‘What happens in Antarctica does not stay in Antarctica’
University of Maine geologist Gordon Bromley will study how Earth’s largest ice sheet has responded during past times of global warming to learn about how it may respond in the future to human-caused climate change.
The answers have implications: If the East Antarctic Ice Sheet melts, sea level around the planet could rise about 180 feet (55 meters), displacing millions of people and dramatically changing coastlines.
The National Science Foundation has awarded the Climate Change Institute research assistant professor $291,563 to examine the situation.

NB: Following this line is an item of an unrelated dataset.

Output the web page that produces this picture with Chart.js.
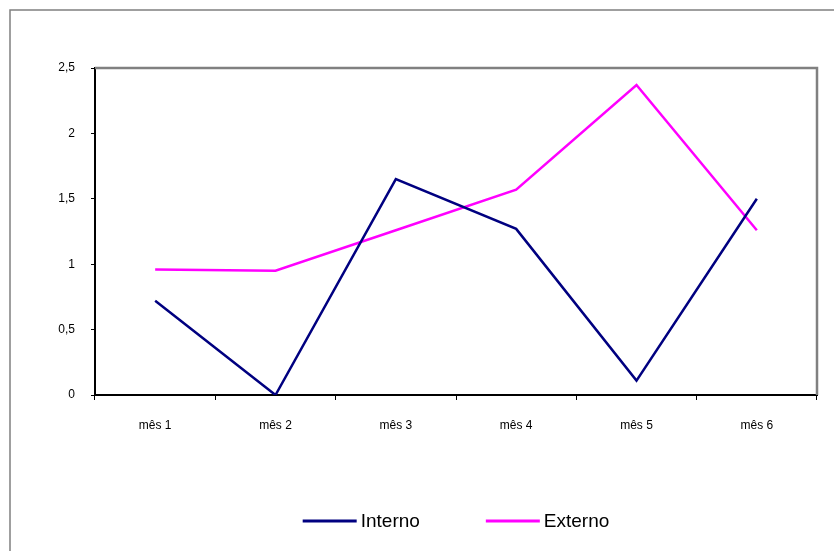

“When it comes to sea level, what happens in Antarctica does not stay in Antarctica, and that gives this study a real sense of urgency,” says Bromley.
“Much of the groundwork for our investigation was lain decades ago, by researchers at this university, but what we have now is a new geochronology tool called cosmogenic surface-exposure dating that enables us to scrutinize the long-term behavior of this ice sheet with unprecedented detail. It is very exciting for me, therefore, to be using this geologic approach to tackle one of the key questions in climate science today.”

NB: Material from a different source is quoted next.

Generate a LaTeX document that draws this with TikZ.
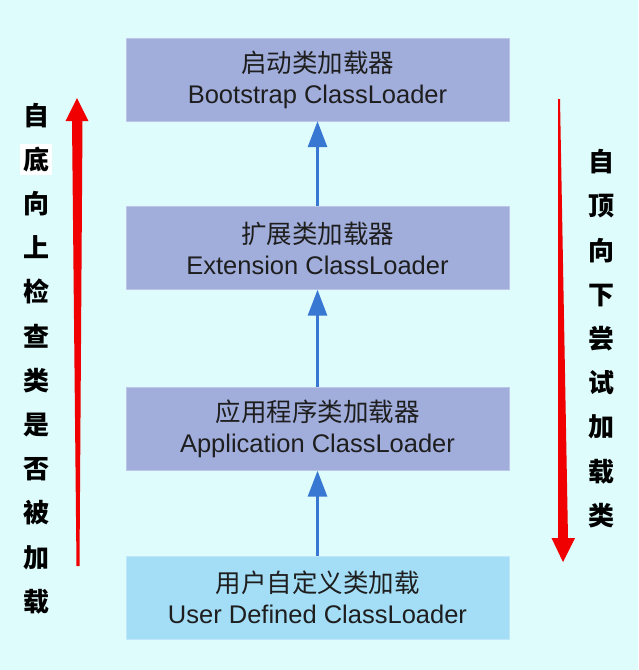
\documentclass[tikz,border=0pt]{standalone}
\usepackage{fontspec}
\setmainfont{Liberation Sans}
\newfontfamily\cjk{Noto Sans CJK SC}
\usepackage{xcolor}
\usetikzlibrary{arrows.meta, positioning}

\definecolor{bgcyan}{RGB}{222,252,252}
\definecolor{loaderblue}{RGB}{161,174,220}
\definecolor{userblue}{RGB}{163,221,246}
\definecolor{arrowblue}{RGB}{56,120,210}
\definecolor{arrowred}{RGB}{240,0,0}
\definecolor{textgray}{RGB}{30,30,30}

\begin{document}
\begin{tikzpicture}[
    x=1pt, y=-1pt,
    loader/.style={rectangle, draw=loaderblue!70!white, fill=loaderblue, minimum width=383pt, minimum height=83pt, inner sep=0pt, align=center, text=textgray, font=\fontsize{25.5pt}{31pt}\selectfont},
    userloader/.style={loader, draw=userblue!70!white, fill=userblue},
    arrow/.style={-{Triangle[length=26pt, width=19pt]}, line width=3pt, arrowblue},
    vtext/.style={align=center, inner sep=0pt, text=black, font=\cjk\bfseries\fontsize{26pt}{44.2pt}\selectfont}
]
\useasboundingbox[fill=bgcyan] (0,0) rectangle (638,670);

% Loaders
\node[loader] (boot) at (317.5,79.5) {{\cjk 启动类加载器}\\Bootstrap ClassLoader};
\node[loader] (ext) at (317.5,248) {{\cjk 扩展类加载器}\\Extension ClassLoader};
\node[loader] (app) at (317.5,429) {{\cjk 应用程序类加载器}\\Application ClassLoader};
\node[userloader] (user) at (317.5,597.5) {{\cjk 用户自定义类加载}\\User Defined ClassLoader};

% Arrows between loaders
\draw[arrow] (user) -- (app);
\draw[arrow] (app) -- (ext);
\draw[arrow] (ext) -- (boot);

% Side labels
\node[vtext] (upcheck) at (36,358.5) {自\\{\fboxsep=3pt\colorbox{white}{底}}\\向\\上\\检\\查\\类\\是\\否\\被\\加\\载};
\node[vtext] (downtry) at (601,338.5) {自\\顶\\向\\下\\尝\\试\\加\\载\\类};

% Red arrows
\fill[arrowred] (76.5,566) -- (72,121) -- (65.5,121) -- (77,98) -- (88.5,121) -- (82.5,121) -- (79.5,566) -- cycle;
\fill[arrowred] (558,99) -- (560,99) -- (568,538) -- (575,538) -- (563,562) -- (551.5,538) -- (558,538) -- cycle;

\end{tikzpicture}
\end{document}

The future of the East Antarctic Ice Sheet is uncertain and disputed, he says.
Some scientists state it’s inherently unstable, says Bromley, and others suggest it has persisted through previous warm periods, including the Pliocene from about 5 to 2.5 million years ago. Some evidence even suggests the ice sheet has grown due to enhanced snowfall when the climate has warmed, he says.

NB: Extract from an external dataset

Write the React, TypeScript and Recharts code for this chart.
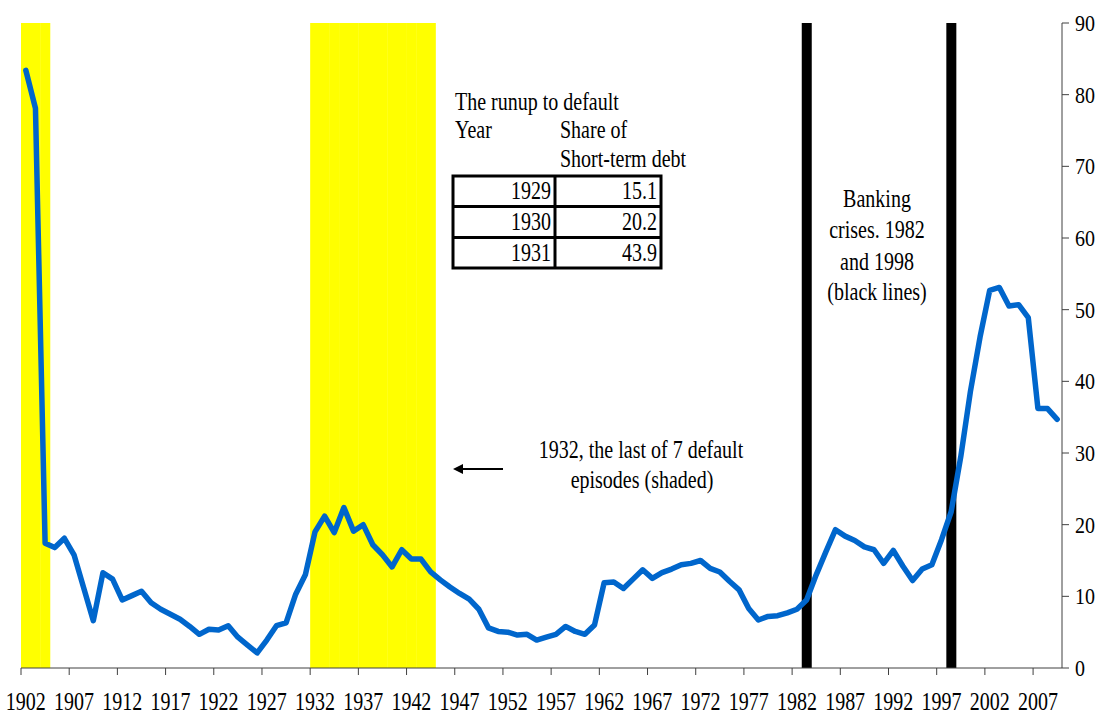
import React from 'react';
import { ComposedChart, Line, Bar, XAxis, YAxis, Cell, Customized } from 'recharts';

const years = [
  1902, 1903, 1904, 1905, 1906, 1907, 1908, 1909, 1910, 1911,
  1912, 1913, 1914, 1915, 1916, 1917, 1918, 1919, 1920, 1921,
  1922, 1923, 1924, 1925, 1926, 1927, 1928, 1929, 1930, 1931,
  1932, 1933, 1934, 1935, 1936, 1937, 1938, 1939, 1940, 1941,
  1942, 1943, 1944, 1945, 1946, 1947, 1948, 1949, 1950, 1951,
  1952, 1953, 1954, 1955, 1956, 1957, 1958, 1959, 1960, 1961,
  1962, 1963, 1964, 1965, 1966, 1967, 1968, 1969, 1970, 1971,
  1972, 1973, 1974, 1975, 1976, 1977, 1978, 1979, 1980, 1981,
  1982, 1983, 1984, 1985, 1986, 1987, 1988, 1989, 1990, 1991,
  1992, 1993, 1994, 1995, 1996, 1997, 1998, 1999, 2000, 2001,
  2002, 2003, 2004, 2005, 2006, 2007, 2008, 2009,
];

const shortTermShare = [
  83.4, 78.1, 17.4, 16.8, 18.1, 15.8, 11.2, 6.6, 13.3, 12.4,
  9.5, 10.1, 10.7, 9.1, 8.2, 7.5, 6.8, 5.8, 4.7, 5.4,
  5.3, 5.9, 4.3, 3.2, 2.1, 3.9, 5.9, 6.3, 10.3, 13.0,
  19.0, 21.2, 18.9, 22.4, 19.1, 20.0, 17.2, 15.8, 14.1, 16.5,
  15.2, 15.2, 13.4, 12.3, 11.3, 10.4, 9.6, 8.2, 5.6, 5.1,
  5.0, 4.6, 4.7, 3.9, 4.3, 4.7, 5.8, 5.1, 4.7, 6.0,
  11.9, 12.0, 11.1, 12.4, 13.7, 12.5, 13.3, 13.8, 14.4, 14.6,
  15.0, 13.9, 13.4, 12.1, 10.9, 8.3, 6.7, 7.2, 7.3, 7.7,
  8.2, 9.5, 13.0, 16.2, 19.3, 18.4, 17.8, 16.9, 16.5, 14.6,
  16.4, 14.2, 12.2, 13.8, 14.4, 17.9, 21.8, 29.5, 38.6, 46.2,
  52.7, 53.1, 50.5, 50.7, 48.9, 36.2, 36.2, 34.7,
];

const defaultYears = [1902, 1903, 1904, 1932, 1933, 1934, 1935, 1936, 1937, 1938, 1939, 1940, 1941, 1942, 1943, 1944];
const bankingCrisisYears = [1983, 1998];
const bandTop = 90;

const yTicks = [0, 10, 20, 30, 40, 50, 60, 70, 80, 90];

const tableTitle = 'The runup to default';
const tableYears = ['1929', '1930', '1931'];
const tableShares = ['15.1', '20.2', '43.9'];

const data = years.map((y, i) => ({
  year: y,
  share: shortTermShare[i],
  band: defaultYears.includes(y) || bankingCrisisYears.includes(y) ? bandTop : null,
  kind: defaultYears.includes(y) ? 'default' : bankingCrisisYears.includes(y) ? 'crisis' : 'none',
}));

const FONT = 'Liberation Serif, Times New Roman, Times, serif';
const AXIS = '#404040';

const ST = ({ x, y, anchor = 'start', sy = 1.28, size = 20, children }: any) => (
  <text
    transform={`translate(${x},${y}) scale(1,${sy})`}
    textAnchor={anchor}
    style={{ fontFamily: FONT, fontSize: size }}
    fill="#000"
  >
    {children}
  </text>
);

const XTick = (props: any) => {
  const { x, y, payload } = props;
  const off = payload && payload.offset != null ? payload.offset : 0;
  const axisY = y - 9;
  return (
    <g>
      <line x1={x - off} x2={x - off} y1={axisY} y2={axisY + 7} stroke={AXIS} strokeWidth={1} />
      <ST x={x} y={axisY + 42} anchor="middle" sy={1.25}>{payload.value}</ST>
    </g>
  );
};

const YTick = (props: any) => {
  const { x, y, payload } = props;
  return <ST x={x} y={y + 8} anchor="start" sy={1.15}>{payload.value}</ST>;
};

const Annotations = () => (
  <g>
    <ST x={455} y={110}>{tableTitle}</ST>
    <ST x={455} y={138}>Year</ST>
    <ST x={560} y={138}>Share of</ST>
    <ST x={560} y={167}>Short-term debt</ST>
    <rect x={453} y={176} width={208} height={92} fill="#fff" stroke="#000" strokeWidth={3} />
    <line x1={453} x2={661} y1={206.5} y2={206.5} stroke="#000" strokeWidth={3} />
    <line x1={453} x2={661} y1={237.5} y2={237.5} stroke="#000" strokeWidth={3} />
    <line x1={555} x2={555} y1={176} y2={268} stroke="#000" strokeWidth={3} />
    {tableYears.map((t, i) => (
      <ST key={'y' + t} x={551} y={199 + i * 31} anchor="end">{t}</ST>
    ))}
    {tableShares.map((t, i) => (
      <ST key={'s' + t} x={657} y={199 + i * 31} anchor="end">{t}</ST>
    ))}

    <ST x={641} y={458} anchor="middle">1932, the last of 7 default</ST>
    <ST x={642} y={488} anchor="middle">episodes (shaded)</ST>
    <line x1={461} x2={503} y1={469} y2={469} stroke="#000" strokeWidth={2} />
    <polygon points="453,469 463,464 463,474" fill="#000" />

    <ST x={877} y={207} anchor="middle">Banking</ST>
    <ST x={877} y={238} anchor="middle">crises. 1982</ST>
    <ST x={877} y={270} anchor="middle">and 1998</ST>
    <ST x={877} y={300} anchor="middle">(black lines)</ST>
  </g>
);

export default function App() {
  return (
    <div style={{ position: 'absolute', left: 0, top: 0, background: '#fff' }}>
      <ComposedChart
        width={1101}
        height={717}
        data={data}
        margin={{ top: 23, right: 0, bottom: 0, left: 21 }}
        barCategoryGap={0}
        barGap={0}
      >
        <XAxis
          dataKey="year"
          type="category"
          interval={4}
          height={49}
          tickSize={7}
          tickMargin={2}
          tickLine={false}
          axisLine={{ stroke: AXIS, strokeWidth: 1 }}
          tick={<XTick />}
        />
        <YAxis
          orientation="right"
          domain={[0, 90]}
          ticks={yTicks}
          width={39}
          tickSize={7}
          tickMargin={6}
          axisLine={{ stroke: AXIS, strokeWidth: 1 }}
          tickLine={{ stroke: AXIS, strokeWidth: 1 }}
          tick={<YTick />}
          interval={0}
        />
        <Bar dataKey="band" isAnimationActive={false}>
          {data.map((d, i) => (
            <Cell key={i} fill={d.kind === 'crisis' ? '#000000' : '#FFFF00'} />
          ))}
        </Bar>
        <Line
          type="linear"
          dataKey="share"
          stroke="#0066CC"
          strokeWidth={5.5}
          dot={false}
          strokeLinejoin="round"
          strokeLinecap="round"
          isAnimationActive={false}
        />
        <Customized component={Annotations} />
      </ComposedChart>
    </div>
  );
}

This winter, Bromley will lead a team in the central Transantarctic Mountains — part of a range that extends the entire length of Antarctica — to explore the ice sheet’s past behavior.
The team will search for relict glacial deposits, including boulders and moraine ridges, to determine the presence or absence of the East Antarctic Ice Sheet during the Pliocene as an analogue for the planet’s greenhouse future.
“Collaborative Research: Potential Direct Geologic Constraint of Ice Sheet Thickness in the Central Transantarctic Mountains during the Pliocene Warm Period” is the title of project being conducted in collaboration with Gregory A. Balco at the Berkeley Geochronology Center in California.